Le Conseil d’Analyse Economique a étudié en 2012 l’action publique en terme de risques majeurs et a distingué quatre rubriques d’intervention : les formes ex ante (évaluation et prévention), l’intérim (gestion de crise), les formes ex post (réparation des dommages) et les formes combinées (assurance et responsabilité). Il reprend en 2012 quelques éléments d’histoire juridique et institutionnelle dans le livre « Les risques majeurs et l’action publique » ; en 2015, Jégat s’intéresse également à l’historique de la mise en place de certaines lois. Il est ici question de se focaliser sur les formes ex ante, à savoir la prévention des inondations par l’aménagement du territoire.

Un perfectionnement des politiques territoriales au cours du temps

Après les crues du XIXème siècle engendrant d’importants dommages sur la Loire et le Rhône est créée la loi de 1858 sur les inondations. Elle est caractérisée par la prérogative d’interdire ou de modifier la présence de digues qui perturberaient l’écoulement des fleuves ou de leurs principaux affluents et par une cartographie associée. L’Etat est responsable des travaux, et finance une partie du projet en collaboration avec les départements, communes et propriétaires « dans la proportion de leur intérêt respectif ». La loi de 1982 constitue un premier avancement en ce qui concerne l’indemnisation des catastrophes naturelles (régime “Cat-Nat”), avant qu’elle ne soit perfectionnée en 1995 avec la loi Barnier. Cette dernière représente un avancement majeur dans la gestion des inondations avec l’instauration des Plans de Prévention des Risques Naturels Prévisibles. Ces servitudes d’utilité publique ont remplacé d’autres documents qui avaient pour fonction de délimiter les zones à risque. Ils visent surtout à maîtriser l’urbanisme (interdiction de construire, possibilité de construire sous certaines conditions, expropriation, délaissement, mesures de protection simples) à travers un plan de zonage et un règlement décrivant les contraintes de construction. Ces documents sont soumis à enquête publique avant d’être approuvés par le préfet ; ils ont une portée juridique.
Puis, à partir des années 2000, les politiques territoriales prennent conscience des limites du « tout-protection » (figure 6). La circulaire du 01/10/02 relative au plan de prévention des inondations et à l’appel à projets demanda à ce que « la prévention s’organise globalement au niveau des bassins versants et qu’elle ne se limite pas à des “infrastructures lourdes de protection en aval”, mais veille à régler le débit en haut du bassin, ce qui force à “recréer des zones d’expansion de crue” ». Elle mentionne les notions d’enjeux et de vulnérabilité, en demandant de « prendre en compte le fait qu’aucune stratégie de prévention et de protection n’est capable de supprimer le risque ». A cette période, le PAPI (Programme d’Actions de Prévention des Inondations) semble être un outil règlementaire cohérent puisqu’il intervient à une échelle moindre que les grands bassins hydrographiques. Avec la loi dite Bachelot de 2003, un vendeur situé dans une zone couverte par un PPR a l’obligation d’en informer par écrit son acquéreur (information acquéreur locataire). Malgré une volonté politique de travailler sur des programmes ex ante, les ouvrages de protection existants doivent être entretenus ; la loi de 2006 sur les digues et les barrages a pour objectif de reprendre la sécurité des digues et barrages et de classer ces ouvrages.

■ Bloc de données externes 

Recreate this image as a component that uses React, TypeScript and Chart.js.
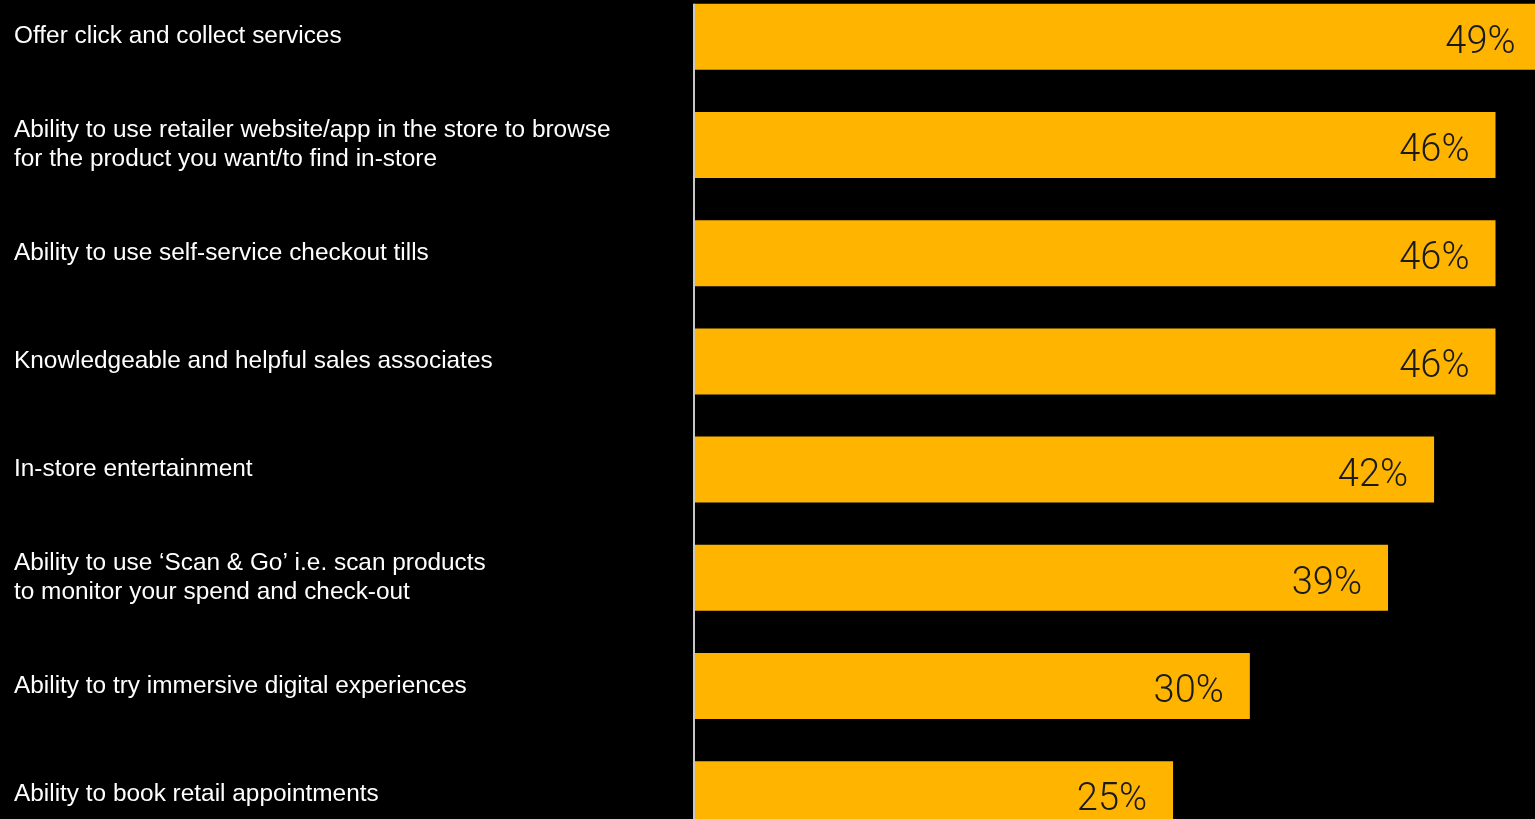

Les leviers et limites de l’urbanisme écologique

Certains organismes publics, tels que l’ONEMA (Agence Française pour la Biodiversité depuis le 1er janvier 2017) ou le Conseil d’Analyse Economique, ont caractérisé plusieurs obstacles à l’évolution de l’ingénierie écologique. Ici, il est question de recentrer ces problématiques sur les questions d’urbanisme écologique.

Une gouvernance complexe

Les problématiques liées à la gouvernance ne sont pas négligeables. La diversité des structures en charge de la thématique « gestion des inondations », les limites administratives mal adaptées aux enjeux hydrologiques et le manque de documents à vocation contraignante, sont autant de facteurs à intégrer dans l’analyse du développement de l’ingénierie écologique. A titre d’exemple, le fonctionnement interne d’une zone humide est structuré par le régime hydrologique des côtes de l’eau dans la zone, mais également dans son environnement immédiat ; or, pour un contrôle optimal des crues, il est nécessaire de traiter les écoulements entrants et sortants, ce qui constitue un enjeu majeur en termes de gestion lorsque plusieurs acteurs sont concernés.
Au vu de l’étude des textes existants, il n’existe pas de document ayant pour vocation spécifique d’intégrer la nature dans la prévention des crues. Par exemple, il a été vu précédemment que les Plans de Prévention des Risques existaient dans la loi depuis 1995. Néanmoins, ces documents n’ont pas vocation à intégrer la nature dans l’aménagement des villes ; Jean-François Morel, sous la direction de François Bonnet, écrivait en 2016 que « la question du développement des territoires n’est pas au coeur des préoccupations des Plans de Prévention des Risques ». En effet, leur principale fonction est de définir les risques auxquels sont exposées les zones urbaines et de les localiser à travers une cartographie permettant de visualiser les zones constructibles ou inconstructibles. Aussi, les PAPI (Programmes d’Actions de Prévention des Inondations) créés en 2003 ont certaines limites en ce qui concerne une approche règlementaire, puisque ces documents se concentrent sur les aspects financiers des programmes de prévention, malgré qu’il existe quelques passerelles règlementaires entre les Schémas Directeurs d’Aménagement et de Gestion des Eaux (SDAGE) et les PAPI.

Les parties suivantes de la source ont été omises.